Ruth Morley and Lore Segal, Kindertransport Survivor Artists on Film
Film Screening and Conversation with Director Melissa Hacker
August 20, 2025 @ 12:00 pm - 1:00 pm
| FreeJoin film director Melissa Hacker in conversation with Rachel Stern about My Knees Were Jumping; Remembering the Kindertransports.
In the nine months just prior to World War II close to 10,000 children were sent, without their parents, to the United Kingdom from Nazi Germany, Austria, Czechoslovakia and Poland. These children were rescued by the Kindertransport movement. Most of the children never saw their parents again. Those courageous parents who had the strength to send their children off to an unknown fate soon boarded transports taking them to concentration camps. The story of the Kindertransports is an extraordinary piece of history – untold far too long. The children who lived the trauma and terror of being uprooted from secure homes tell compelling stories.
The filmmaker Melissa Hacker’s mother, the Academy Award nominated costume designer Ruth Morley, neé Birnholz, (Taxi Driver, Annie Hall, The Hustler, The Miracle Worker, Tootsie, and many more classic American movies) fled Vienna on a Kindertransport in January 1939. She is a strong presence in the film talking about her experiences alongside other former child refugees, many of them women. Ruth and the writer Lore Segal, also a Kindertransport survivor from Vienna, remember the antisemitism of schoolmates and neighbors, the violence and their fears on November 9, 1938, the difficult decision their parents had to make to send them off into the unknown, and their lives in the United Kingdom. We learn about their postwar lives in North America, and hear from their children, the second generation. Hacker creates space for all to talk and reflect, making this film a moving and invaluable record of testimony.

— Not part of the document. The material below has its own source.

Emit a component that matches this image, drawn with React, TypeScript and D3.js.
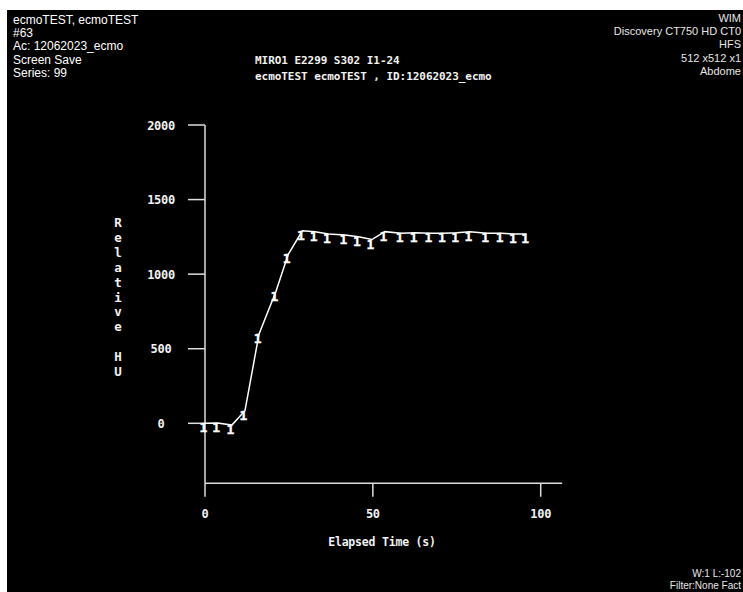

Ruth Morley with Parasol, 1931
Melissa Hacker is the daughter of a Kindertransport survivor from Vienna, Austria, and the Executive Director of the Kindertransport Association. Melissa is a filmmaker who made her directing debut with the documentary My Knees Were Jumping; Remembering the Kindertransports, which was short-listed for Academy Award nomination and shown worldwide. Honors received For Ex Libris, A Life in Bookplates, Melissa’s current work in progress, include a Fulbright Artist-in-Residence award in Vienna, and residencies at Yaddo, VCCA, Playa, Willapa Bay AIR, Saltonstall, Millay, and the LABA Laboratory for Jewish Culture.
Melissa has spoken internationally on the Kindertransports, consulted on exhibits including Rescuing Children on the Brink of War created at the Center for Jewish History in New York and opening at the Dallas Holocaust and Human Rights Museum in September 2025, and Without a Home: Kindertransports from Vienna, at the Vienna Jewish Museum. Melissa is the editor of two Academy Award nominated documentary films, a wandering professor, most recently in Yangon, Myanmar, and serves on the Governing Board of the World Federation of Jewish Holocaust Survivors and Descendants.
This event is part of the online series Flight or Fight. stories of artists under repression.